A new report released by Crisil Coalition Greenwich, US Eq Broker Selection: It’s the Service, Stupid, reveals a major shift in how buy-side equity traders choose their brokers. The study, authored by Jesse Forster, Senior Analyst at Crisil Coalition Greenwich, shows that amid increasingly complex trading environments, traders are placing a premium on relationships, service, and expertise over traditional metrics like cost or capital commitment.
“Even as electronic execution becomes the norm, the human touch has emerged as the ultimate differentiator,” the report noted. “It’s no longer just about speed and efficiency—it’s about having a trusted counterparty offering tailored support, access to natural liquidity, and a steady supply of market intelligence throughout the trading day.”

More than two-thirds (68%) of surveyed traders cited customer service as the most important attribute in high-touch broker relationships, followed by sourcing natural liquidity (60%) and high-quality sales coverage (55%).
Capital commitment (10%) and commission management (5%) ranked near the bottom of the list, underscoring the declining relevance of balance sheet strength in equity trading decisions.

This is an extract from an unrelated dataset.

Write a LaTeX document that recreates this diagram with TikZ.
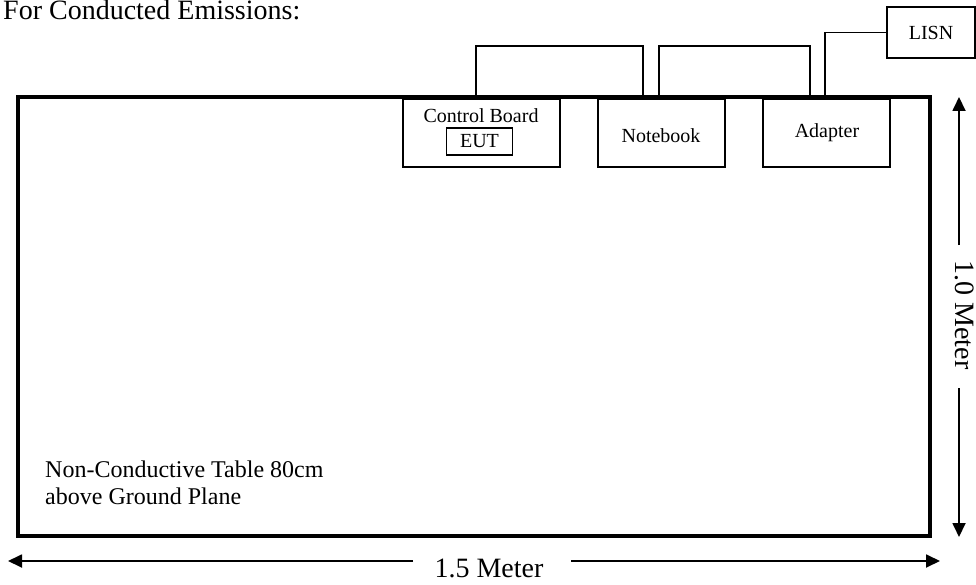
\documentclass[tikz,border=0pt]{standalone}
\usepackage{fontspec}
\setmainfont{Liberation Serif}
\usetikzlibrary{arrows.meta}
\begin{document}
\begin{tikzpicture}[x=1pt,y=-1pt,
  txt/.style={inner sep=0pt,font=\fontsize{20}{24}\selectfont},
  bigtxt/.style={inner sep=0pt,font=\fontsize{28}{32}\selectfont},
  devbox/.style={draw,line width=1.5pt},
  cable/.style={draw,line width=1.6pt},
  dim/.style={line width=1.8pt,-{Triangle[length=14pt,width=13pt]}}
]
\useasboundingbox (0,0) rectangle (976,585);
% title
\node[bigtxt,anchor=base west] (title) at (3,20) {For Conducted Emissions:};
% table
\draw[line width=4pt] (18,97) rectangle (929.5,536);
\node[anchor=base west,inner sep=0pt,font=\fontsize{24}{27}\selectfont] (tbl) at (45,477) {Non-Conductive Table 80cm};
\node[anchor=base west,inner sep=0pt,font=\fontsize{24}{27}\selectfont] (tbl2) at (45,504) {above Ground Plane};
% devices
\node[devbox,minimum width=157pt,minimum height=68pt] (cb) at (481.5,133) {};
\node[txt] (cbt) at (481,116) {Control Board};
\node[devbox,minimum width=66pt,minimum height=27pt] (eut) at (479.5,141.5) {};
\node[txt] at (eut) {EUT};
\node[devbox,minimum width=127pt,minimum height=68pt] (nb) at (661.5,133) {};
\node[txt] at (661,136) {Notebook};
\node[devbox,minimum width=127pt,minimum height=68pt] (ad) at (826.5,133) {};
\node[txt] at (827,133) {Adapter};
\node[devbox,minimum width=88pt,minimum height=51pt] (lisn) at (931,32.5) {};
\node[txt] at (931,33) {LISN};
% cables
\coordinate (c1a) at (476,97);
\coordinate (c1b) at (643,97);
\coordinate (c2a) at (659,97);
\coordinate (c2b) at (810,97);
\coordinate (c3a) at (825,97);
\draw[cable] (c1a) -- (476,46) -- (643,46) -- (c1b);
\draw[cable] (c2a) -- (659,46) -- (810,46) -- (c2b);
\draw[cable] (c3a) |- (lisn.west);
% dimensions
\node[bigtxt] (w) at (489,568) {1.5 Meter};
\coordinate (wl) at (8,561);
\coordinate (wr) at (940,561);
\draw[dim] (413,561) -- (wl);
\draw[dim] (571,561) -- (wr);
\node[bigtxt,rotate=-90] (h) at (965,315) {1.0 Meter};
\coordinate (ht) at (959,97);
\coordinate (hb) at (959,537);
\draw[dim] (959,245) -- (ht);
\draw[dim] (959,388) -- (hb);
\end{tikzpicture}
\end{document}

The report also highlights that buy-side traders are concentrating over half of their commission dollars among just five brokers. Traders continue to reevaluate what defines a successful broker relationship and what service gaps they are willing to tolerate. According to Forster, “the answer to both lies in one key area: customer service”.
In low-touch trading, priorities are similarly aligned. While execution quality tops the list at 46%, a combined 82% of respondents pointed to algo customization (41%) and execution consulting or strategy advice (41%) as equally critical.
Traders said they value brokers who provide not only algorithmic tools but also expert guidance in how to deploy them effectively, particularly as trading venues and order types evolve.
Other attributes in low-touch trading—including the ability to source natural liquidity (31%), add soft dollar commissions (31%), and pay for research (31%)—remain relevant, but take a back seat to execution performance and support. Commission rates, while still a point of contention between buy and sell sides, were ranked as a top priority by just 10% of traders.
Forster noted that while buy-side firms downplay the importance of commission rates, some brokers believe they are under pressure to offer execution-only pricing of 25 to 50 mils just to stay competitive. “The problem is brokers are putting their tail between their legs,” one broker said in the study. “If we’re good enough, clients will make sure the commission rate is aligned.”
The study also explores the major pain points that traders face in their day-to-day work. Nearly half (44%) of buy-side traders said they struggle to get proper coverage from brokers.
Managing commissions (41%) and dealing with operational and back-office issues (41%) were also cited as significant challenges—particularly in the context of the T+1 settlement cycle. “Fails can happen once, but not twice,” said one head trader. “If you can’t handle basic, we’re done.”
Other concerns include difficulties in gaining local market or order color (31%), capturing the spirit of best execution (26%), and incompatible workflow technologies (21%).
“The buy side is looking for partners, not just transactional relationships,” Forster concludes. “They want brokers who can help them navigate complexity, optimize their trading strategies, and achieve their investment objectives.
For brokers who can rise to this challenge, the rewards will be significant—including deeper client relationships, increased loyalty, and a competitive edge in a rapidly changing market.”
The findings are based on responses from 40 senior buy-side equity traders in the 2024 Market Structure and Trading Technology Study conducted by Coalition Greenwich.